▶ **Given exercise**:
Restate each of the lines below word for word and drop every picture.

▶ **Supplied data**:
========================================================================

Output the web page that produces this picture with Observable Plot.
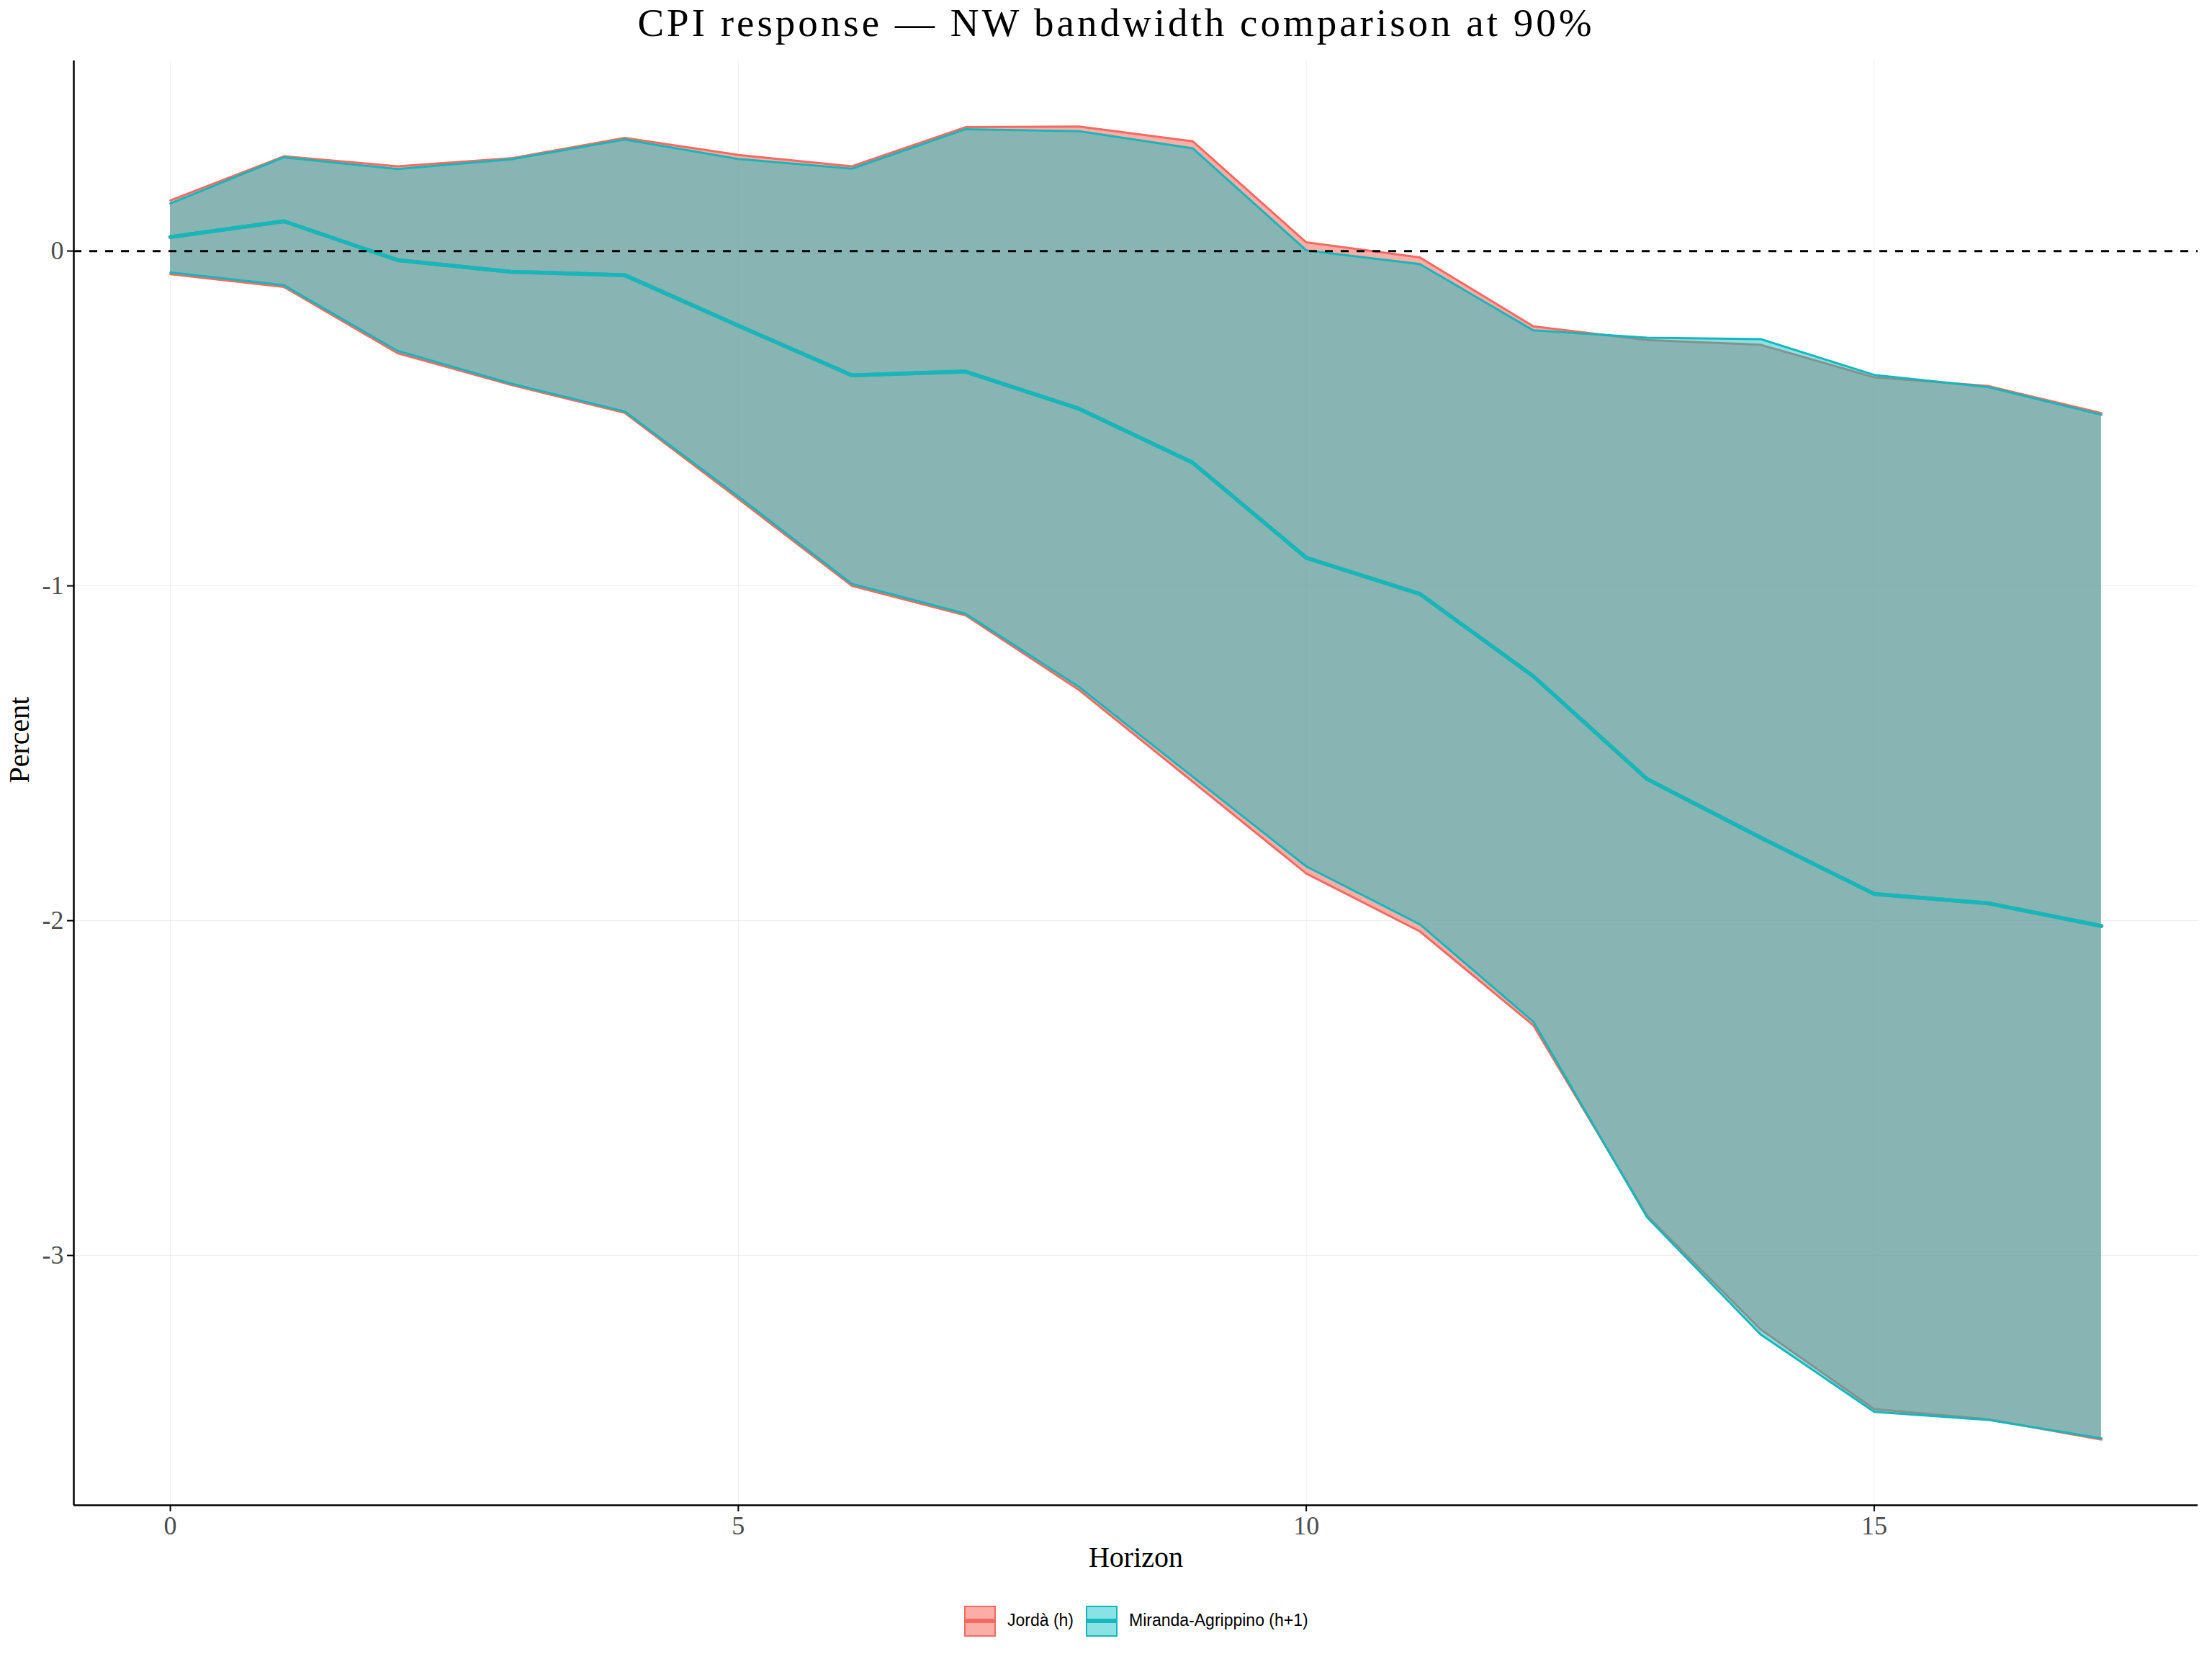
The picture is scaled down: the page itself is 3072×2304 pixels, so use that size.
<!DOCTYPE html>
<html>
<head>
<meta charset="utf-8">
<script src="https://cdn.jsdelivr.net/npm/d3@7"></script>
<script src="https://cdn.jsdelivr.net/npm/@observablehq/plot@0.6"></script>
<style>
  html, body { margin: 0; padding: 0; background: #ffffff; }
  #wrap { position: relative; width: 3072px; height: 2304px; overflow: hidden; background: #fff; }
  #title { position: absolute; top: 0; left: 0; width: 3100px; text-align: center;
           font-family: "Liberation Serif", "DejaVu Serif", serif; font-size: 55px; line-height: normal;
           letter-spacing: 4px; color: #000; white-space: nowrap; }
  #chart { position: absolute; top: 70px; left: 0; }
  #legend { position: absolute; top: 2228px; left: 0; width: 3072px; height: 48px;
            font-family: "Liberation Sans", Arial, sans-serif; font-size: 23px; color: #000; }
  .key { position: absolute; top: 2px; width: 40px; height: 39px; border: 2px solid; }
  .key .ln { position: absolute; left: 0; right: 0; top: 16px; height: 6px; }
  .lab { position: absolute; top: 0; line-height: 45px; white-space: nowrap; }
</style>
</head>
<body>
<div id="wrap">
  <div id="title">CPI response — NW bandwidth comparison at 90%</div>
  <div id="chart"></div>
  <div id="legend"></div>
</div>
<script>
// ---- data ----
const horizon = [0, 1, 2, 3, 4, 5, 6, 7, 8, 9, 10, 11, 12, 13, 14, 15, 16, 17];

const seriesNames = ["Jordà (h)", "Miranda-Agrippino (h+1)"];
const seriesColors = ["#F8766D", "#00BFC4"];
const lineColors = ["#F46A62", "#15B7BA"];

// point estimate (identical for both bandwidth choices)
const irfMean = [0.042, 0.089, -0.027, -0.062, -0.072, -0.223, -0.371, -0.360, -0.471, -0.632,
                 -0.916, -1.024, -1.270, -1.577, -1.752, -1.920, -1.948, -2.016];

const jordaUpper = [0.151, 0.283, 0.253, 0.277, 0.338, 0.287, 0.253, 0.370, 0.372, 0.328,
                    0.026, -0.019, -0.225, -0.266, -0.280, -0.377, -0.403, -0.484];
const jordaLower = [-0.069, -0.107, -0.305, -0.400, -0.483, -0.740, -1.000, -1.088, -1.311, -1.585,
                    -1.859, -2.032, -2.313, -2.881, -3.221, -3.459, -3.489, -3.550];

const maUpper = [0.142, 0.280, 0.245, 0.274, 0.333, 0.275, 0.246, 0.364, 0.358, 0.307,
                 0.002, -0.039, -0.237, -0.259, -0.263, -0.370, -0.406, -0.489];
const maLower = [-0.064, -0.102, -0.298, -0.396, -0.479, -0.733, -0.994, -1.083, -1.302, -1.570,
                 -1.838, -2.011, -2.302, -2.886, -3.236, -3.467, -3.491, -3.546];

const xTicks = [0, 5, 10, 15];
const yTicks = [0, -1, -2, -3];

// ---- build tables ----
function rows(upper, lower, mean) {
  return horizon.map((h, i) => ({h, upper: upper[i], lower: lower[i], mean: mean[i]}));
}
const jorda = rows(jordaUpper, jordaLower, irfMean);
const ma = rows(maUpper, maLower, irfMean);

// ggplot-style 5% expansion
const allY = jordaUpper.concat(jordaLower, maUpper, maLower, irfMean);
const yMin = d3.min(allY), yMax = d3.max(allY);
const yPad = (yMax - yMin) * 0.05;
const yDomain = [yMin - yPad, yMax + yPad];
const xPad = (d3.max(horizon) - d3.min(horizon)) * 0.05;
const xDomain = [d3.min(horizon) - xPad, d3.max(horizon) + xPad];

const fillOpacity = [0.6, 0.46];

function bandMarks(data, k) {
  const c = seriesColors[k];
  const lc = lineColors[k];
  return [
    Plot.areaY(data, {x: "h", y1: "lower", y2: "upper", fill: c, fillOpacity: fillOpacity[k], curve: "linear"}),
    Plot.line(data, {x: "h", y: "upper", stroke: lc, strokeWidth: 3}),
    Plot.line(data, {x: "h", y: "lower", stroke: lc, strokeWidth: 3}),
    Plot.line(data, {x: "h", y: "mean", stroke: lc, strokeWidth: 5.5})
  ];
}

const fmtY = d => (d < 0 ? "-" + Math.abs(d) : String(d));

const chart = Plot.plot({
  width: 3072,
  height: 2130,
  marginLeft: 102,
  marginRight: 20,
  marginTop: 14,
  marginBottom: 110,
  style: {fontFamily: "'Liberation Serif', 'DejaVu Serif', serif", background: "#ffffff", color: "#000"},
  x: {domain: xDomain},
  y: {domain: yDomain},
  marks: [
    Plot.gridX(xTicks, {stroke: "#ededed", strokeOpacity: 1, strokeWidth: 1}),
    Plot.gridY(yTicks, {stroke: "#ededed", strokeOpacity: 1, strokeWidth: 1}),
    ...bandMarks(jorda, 0),
    ...bandMarks(ma, 1),
    Plot.ruleY([0], {stroke: "#000", strokeWidth: 3, strokeDasharray: "11,11"}),
    Plot.ruleX([xDomain[0]], {stroke: "#000", strokeWidth: 2.5}),
    Plot.ruleY([yDomain[0]], {stroke: "#000", strokeWidth: 2.5}),
    Plot.axisX({ticks: xTicks, tickSize: 9, tickPadding: 6, fontSize: 36, fill: "#4d4d4d",
                stroke: "#000", strokeWidth: 2, label: null, tickFormat: d => String(d)}),
    Plot.axisY({ticks: yTicks, tickSize: 9, tickPadding: 5, fontSize: 36, fill: "#4d4d4d",
                stroke: "#000", strokeWidth: 2, label: null, tickFormat: fmtY}),
    Plot.text(["Horizon"], {frameAnchor: "bottom", dy: 73, fontSize: 40, fill: "#000", lineAnchor: "middle", text: d => d}),
    Plot.text(["Percent"], {frameAnchor: "left", dx: -75, rotate: -90, fontSize: 40, fill: "#000", lineAnchor: "middle", text: d => d})
  ]
});
document.getElementById("chart").appendChild(chart);

// ---- legend ----
const legend = document.getElementById("legend");
const keyLeft = [1339, 1508];
const labLeft = [1399, 1568];
seriesNames.forEach((name, k) => {
  const c = d3.color(lineColors[k]);
  const fillC = d3.color(seriesColors[k]); fillC.opacity = fillOpacity[k];
  const key = document.createElement("div");
  key.className = "key";
  key.style.left = keyLeft[k] + "px";
  key.style.borderColor = c.formatHex();
  key.style.background = fillC.formatRgb();
  const ln = document.createElement("div");
  ln.className = "ln";
  ln.style.background = c.formatHex();
  key.appendChild(ln);
  legend.appendChild(key);
  const lab = document.createElement("div");
  lab.className = "lab";
  lab.style.left = labLeft[k] + "px";
  lab.textContent = name;
  legend.appendChild(lab);
});
</script>
</body>
</html>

========================================================================

▶ **The response**:
Output the web page that produces this picture with Observable Plot.
The picture is scaled down: the page itself is 3072×2304 pixels, so use that size.
<!DOCTYPE html>
<html>
<head>
<meta charset="utf-8">
<script src="https://cdn.jsdelivr.net/npm/d3@7"></script>
<script src="https://cdn.jsdelivr.net/npm/@observablehq/plot@0.6"></script>
<style>
  html, body { margin: 0; padding: 0; background: #ffffff; }
  #wrap { position: relative; width: 3072px; height: 2304px; overflow: hidden; background: #fff; }
  #title { position: absolute; top: 0; left: 0; width: 3100px; text-align: center;
           font-family: "Liberation Serif", "DejaVu Serif", serif; font-size: 55px; line-height: normal;
           letter-spacing: 4px; color: #000; white-space: nowrap; }
  #chart { position: absolute; top: 70px; left: 0; }
  #legend { position: absolute; top: 2228px; left: 0; width: 3072px; height: 48px;
            font-family: "Liberation Sans", Arial, sans-serif; font-size: 23px; color: #000; }
  .key { position: absolute; top: 2px; width: 40px; height: 39px; border: 2px solid; }
  .key .ln { position: absolute; left: 0; right: 0; top: 16px; height: 6px; }
  .lab { position: absolute; top: 0; line-height: 45px; white-space: nowrap; }
</style>
</head>
<body>
<div id="wrap">
  <div id="title">CPI response — NW bandwidth comparison at 90%</div>
  <div id="chart"></div>
  <div id="legend"></div>
</div>
<script>
// ---- data ----
const horizon = [0, 1, 2, 3, 4, 5, 6, 7, 8, 9, 10, 11, 12, 13, 14, 15, 16, 17];

const seriesNames = ["Jordà (h)", "Miranda-Agrippino (h+1)"];
const seriesColors = ["#F8766D", "#00BFC4"];
const lineColors = ["#F46A62", "#15B7BA"];

// point estimate (identical for both bandwidth choices)
const irfMean = [0.042, 0.089, -0.027, -0.062, -0.072, -0.223, -0.371, -0.360, -0.471, -0.632,
                 -0.916, -1.024, -1.270, -1.577, -1.752, -1.920, -1.948, -2.016];

const jordaUpper = [0.151, 0.283, 0.253, 0.277, 0.338, 0.287, 0.253, 0.370, 0.372, 0.328,
                    0.026, -0.019, -0.225, -0.266, -0.280, -0.377, -0.403, -0.484];
const jordaLower = [-0.069, -0.107, -0.305, -0.400, -0.483, -0.740, -1.000, -1.088, -1.311, -1.585,
                    -1.859, -2.032, -2.313, -2.881, -3.221, -3.459, -3.489, -3.550];

const maUpper = [0.142, 0.280, 0.245, 0.274, 0.333, 0.275, 0.246, 0.364, 0.358, 0.307,
                 0.002, -0.039, -0.237, -0.259, -0.263, -0.370, -0.406, -0.489];
const maLower = [-0.064, -0.102, -0.298, -0.396, -0.479, -0.733, -0.994, -1.083, -1.302, -1.570,
                 -1.838, -2.011, -2.302, -2.886, -3.236, -3.467, -3.491, -3.546];

const xTicks = [0, 5, 10, 15];
const yTicks = [0, -1, -2, -3];

// ---- build tables ----
function rows(upper, lower, mean) {
  return horizon.map((h, i) => ({h, upper: upper[i], lower: lower[i], mean: mean[i]}));
}
const jorda = rows(jordaUpper, jordaLower, irfMean);
const ma = rows(maUpper, maLower, irfMean);

// ggplot-style 5% expansion
const allY = jordaUpper.concat(jordaLower, maUpper, maLower, irfMean);
const yMin = d3.min(allY), yMax = d3.max(allY);
const yPad = (yMax - yMin) * 0.05;
const yDomain = [yMin - yPad, yMax + yPad];
const xPad = (d3.max(horizon) - d3.min(horizon)) * 0.05;
const xDomain = [d3.min(horizon) - xPad, d3.max(horizon) + xPad];

const fillOpacity = [0.6, 0.46];

function bandMarks(data, k) {
  const c = seriesColors[k];
  const lc = lineColors[k];
  return [
    Plot.areaY(data, {x: "h", y1: "lower", y2: "upper", fill: c, fillOpacity: fillOpacity[k], curve: "linear"}),
    Plot.line(data, {x: "h", y: "upper", stroke: lc, strokeWidth: 3}),
    Plot.line(data, {x: "h", y: "lower", stroke: lc, strokeWidth: 3}),
    Plot.line(data, {x: "h", y: "mean", stroke: lc, strokeWidth: 5.5})
  ];
}

const fmtY = d => (d < 0 ? "-" + Math.abs(d) : String(d));

const chart = Plot.plot({
  width: 3072,
  height: 2130,
  marginLeft: 102,
  marginRight: 20,
  marginTop: 14,
  marginBottom: 110,
  style: {fontFamily: "'Liberation Serif', 'DejaVu Serif', serif", background: "#ffffff", color: "#000"},
  x: {domain: xDomain},
  y: {domain: yDomain},
  marks: [
    Plot.gridX(xTicks, {stroke: "#ededed", strokeOpacity: 1, strokeWidth: 1}),
    Plot.gridY(yTicks, {stroke: "#ededed", strokeOpacity: 1, strokeWidth: 1}),
    ...bandMarks(jorda, 0),
    ...bandMarks(ma, 1),
    Plot.ruleY([0], {stroke: "#000", strokeWidth: 3, strokeDasharray: "11,11"}),
    Plot.ruleX([xDomain[0]], {stroke: "#000", strokeWidth: 2.5}),
    Plot.ruleY([yDomain[0]], {stroke: "#000", strokeWidth: 2.5}),
    Plot.axisX({ticks: xTicks, tickSize: 9, tickPadding: 6, fontSize: 36, fill: "#4d4d4d",
                stroke: "#000", strokeWidth: 2, label: null, tickFormat: d => String(d)}),
    Plot.axisY({ticks: yTicks, tickSize: 9, tickPadding: 5, fontSize: 36, fill: "#4d4d4d",
                stroke: "#000", strokeWidth: 2, label: null, tickFormat: fmtY}),
    Plot.text(["Horizon"], {frameAnchor: "bottom", dy: 73, fontSize: 40, fill: "#000", lineAnchor: "middle", text: d => d}),
    Plot.text(["Percent"], {frameAnchor: "left", dx: -75, rotate: -90, fontSize: 40, fill: "#000", lineAnchor: "middle", text: d => d})
  ]
});
document.getElementById("chart").appendChild(chart);

// ---- legend ----
const legend = document.getElementById("legend");
const keyLeft = [1339, 1508];
const labLeft = [1399, 1568];
seriesNames.forEach((name, k) => {
  const c = d3.color(lineColors[k]);
  const fillC = d3.color(seriesColors[k]); fillC.opacity = fillOpacity[k];
  const key = document.createElement("div");
  key.className = "key";
  key.style.left = keyLeft[k] + "px";
  key.style.borderColor = c.formatHex();
  key.style.background = fillC.formatRgb();
  const ln = document.createElement("div");
  ln.className = "ln";
  ln.style.background = c.formatHex();
  key.appendChild(ln);
  legend.appendChild(key);
  const lab = document.createElement("div");
  lab.className = "lab";
  lab.style.left = labLeft[k] + "px";
  lab.textContent = name;
  legend.appendChild(lab);
});
</script>
</body>
</html>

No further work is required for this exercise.